What is Hund’s Rule[1-4]

An atom consists of a nucleus around which electrons revolve in well-defined orbits. The electrons reside in orbitals of sublevels of different energy. According to the Aufbau principle, electrons fill the lowest energy sublevel before filling up the higher ones. Thus, electrons are found in discrete atomic sublevels in an arrangement known as electron configuration. However, the filling up of orbitals in the sublevels follows a particular set of guidelines known as Hund’s rule, which states that:

  • Every orbital is singly occupied before it is doubly occupied.
  • All electrons in singly occupied orbitals spin in the same direction to maximize it.
Hund’s Rule

The rule is named after German physicist Friedrich Hund, who formulated it around 1927.

Why Hund’s Rule is called the Rule of Maximum Multiplicity[2,3]

According to Hund’s rule, the lowest energy term in a given electronic configuration has the highest value of spin multiplicity. The electrons enter the sublevel orbitals unpaired to occupy in maximum number. All of them have identical directions of spins. This electron configuration is known as maximum multiplicity.
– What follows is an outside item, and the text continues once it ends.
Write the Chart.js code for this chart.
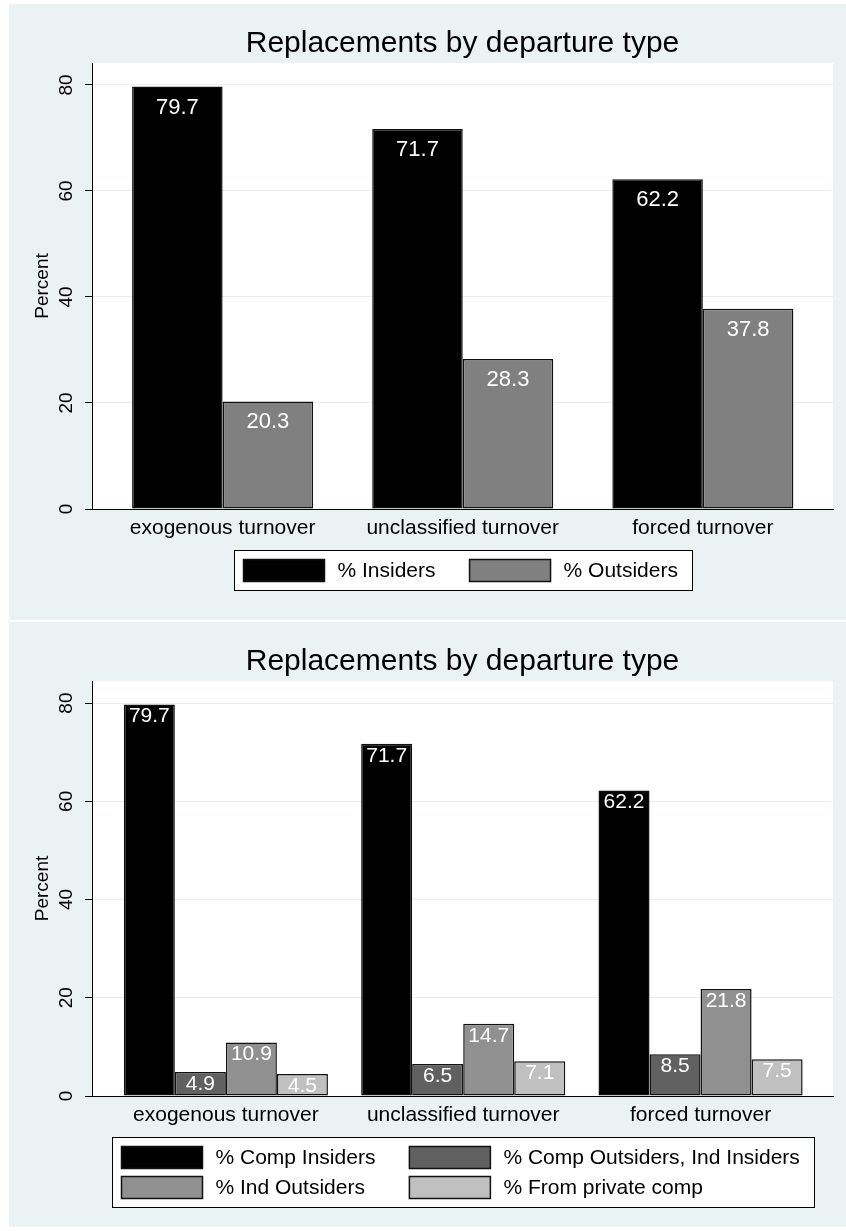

Hund’s Rule and Electron Configuration[1-3]

Electron configuration can predict the stability of an atom. If the valence orbitals are not filled, the atom will be unstable and combine with another unstable atom to form chemical bonds. The atom achieves a stable configuration when all the orbitals are filled. Such atoms do not have any empty orbital or unpaired electrons.

Examples of Hund’s Rule[1,3]

The different sublevels are designated as s, p, d, and f. The maximum number of electrons they can take is as follows:

s-sublevel – 2 electrons

p-sublevel – 6 electrons

d-sublevel – 10 electrons

f-sublevel – 14 electrons

Each sublevel is divided into orbitals, and each orbital can take a maximum of two electrons. The number of orbitals is as follows:

s-sublevel – 1 orbital

p-sublevel – 3 orbitals

d-sublevel – 5 orbitals

f-sublevel – 7 orbitals

Each orbital is initially filled with one electron when the electrons fill them. All the unpaired electrons have the same spin. Then, a second electron with an opposite spin completes the occupancy.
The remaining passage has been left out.